Today there are more than 1,100 community colleges in the United States sharing common goals of accessibility with a commitment to high quality lifelong learning. Community colleges allow students to positively impact their lives, their families and their communities.
Everyone knows someone who is the product of the community college system. For some, it may have been a stepping stone toward an advanced degree, for others it may have been the last beacon of hope that inspired a newfound career path. A child, relative, friend, neighbor, or colleague who became a nurse, attained a specialized skill to return to work, earned a GED, was a first-generation graduate, transferred on scholarship to the University of Illinois, or even became a basketball national champion. No matter the goal, the success stories are all around us.

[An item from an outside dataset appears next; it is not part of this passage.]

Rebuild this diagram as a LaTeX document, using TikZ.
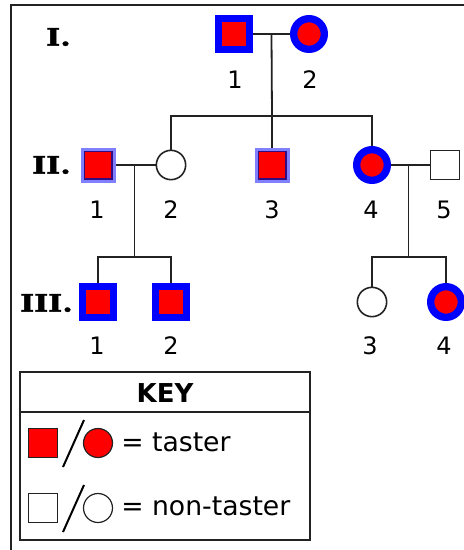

In spite of – at times – misconceptions, naysayers or even critics, the positive evidence is overwhelming when brought to light. Studies have repeatedly demonstrated the significant impact community colleges have on student outcomes, on training a skilled workforce, and on the local economy. In fact, a 2021 economic impact study by Northern Illinois University’s Center for Governmental Studies revealed the Illinois Community College system accounts for $3.5 billion in economic output and more than 43,000 jobs throughout the State.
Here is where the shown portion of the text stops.